3. Redzepi and Ansari aren’t the only influential people Baehrel claims to have hosted at his restaurant who deny ever going there. After Albany Times-Union columnist Steve Barnes published news, via Baehrel, that an official had inquired about the Obamas dining there, the White House communications office denied that claim as well.
4. Aside from special seatings, most of Baehrel’s diners may or may not be phantoms. Despite trying for several months, Paumgarten fails to track down a single diner who has been to Damon Baehrel for a conventional meal. Everyone he finds instead arranged a “special seating.” Paumgarten also found reason to suspect Baehrel’s claims about the number of seatings at his restaurant, as well as the number of reservation requests Baehrel has received.
5. Regardless, everyone raves about the food. Baehrel’s creations do sound revelatory and fantastically resourceful. He claims to have once found out, while chopping wood, of course, that a type of lichen tastes like onion for a few weeks every year; he uses hickory sap for brining because it’s salty; he soaks inedible cedar bark in water for 12 to 18 months so he can turn it into flour,;and he creates a “phony egg” out of cattails, pickled heirloom tomatoes, and wild-parsnip juice. During his tasting menu, Paumgarten was also served “Earlton Chocolate”: fermented leftovers of acorn-and-hickory-nut faux coffee.
6. Baehrel appears to believe there is an active conspiracy by locals, whom he dubs the “Albany club,” seeking to undermine him. He even suspects this upstate shadow group, which includes Barnes, has hacked Yelp to make it seem as if his restaurant is closed.
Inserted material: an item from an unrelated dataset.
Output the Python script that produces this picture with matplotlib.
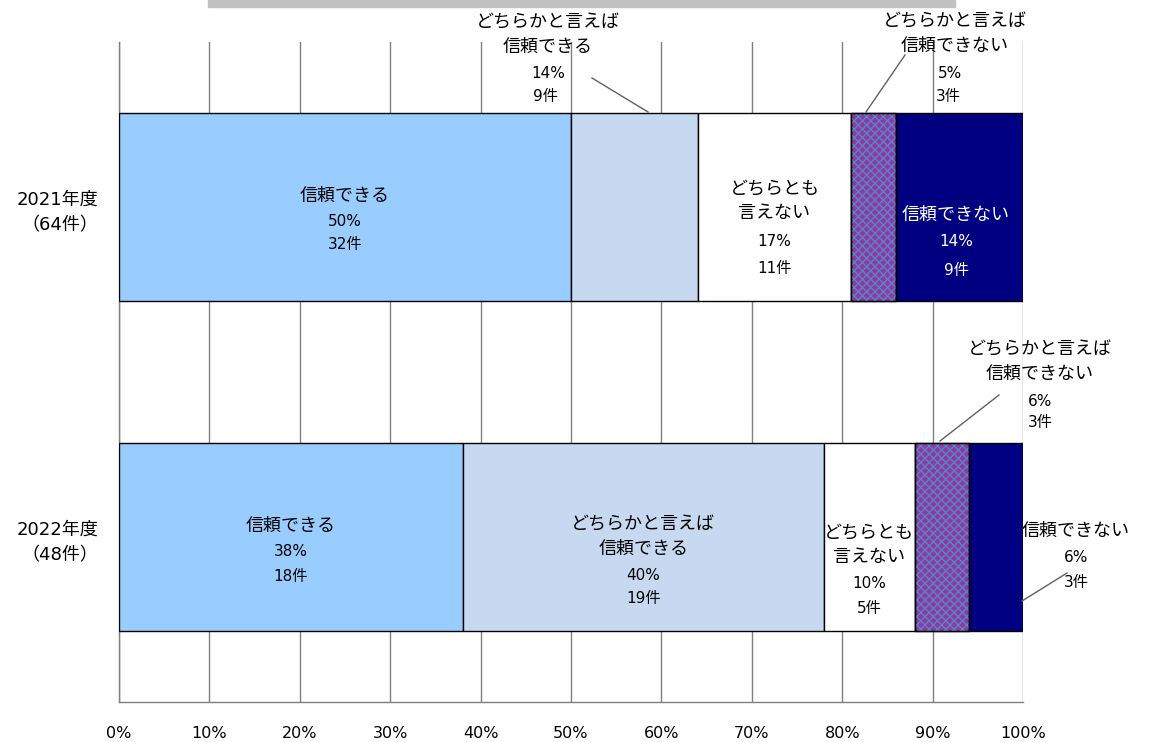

7. The media has been complicit in inventing Baehrel’s legend. A reservation list for the restaurant was showed in a segment on the ABC News digital series “Garage Geniuses,” but producer David Fazekas admitted that he simply made up a phony reservation roll to imitate Baehrel’s, “like a reënactment in a documentary.” Paumgarten found this out after trying to reach individuals on the list, none of whom exist.
8. If many of Baehrel’s claims really are false, there seems to be no reason for it. The chef is, by all accounts, extremely talented, and the myth-making allows him to charge high prices (around $400 per person for a multi-hour tasting menu). But if he only serves a small number of diners each week, it wouldn’t add up to a big haul. Instead, Paumgarten writes, “Baehrel has concocted a canny fulfillment of a particular foodie fantasy: an eccentric hermit wrings strange masterpieces from the woods and his scrabbly back yard. The extreme locavore, pure of spade and larder. The toughest ticket in town.”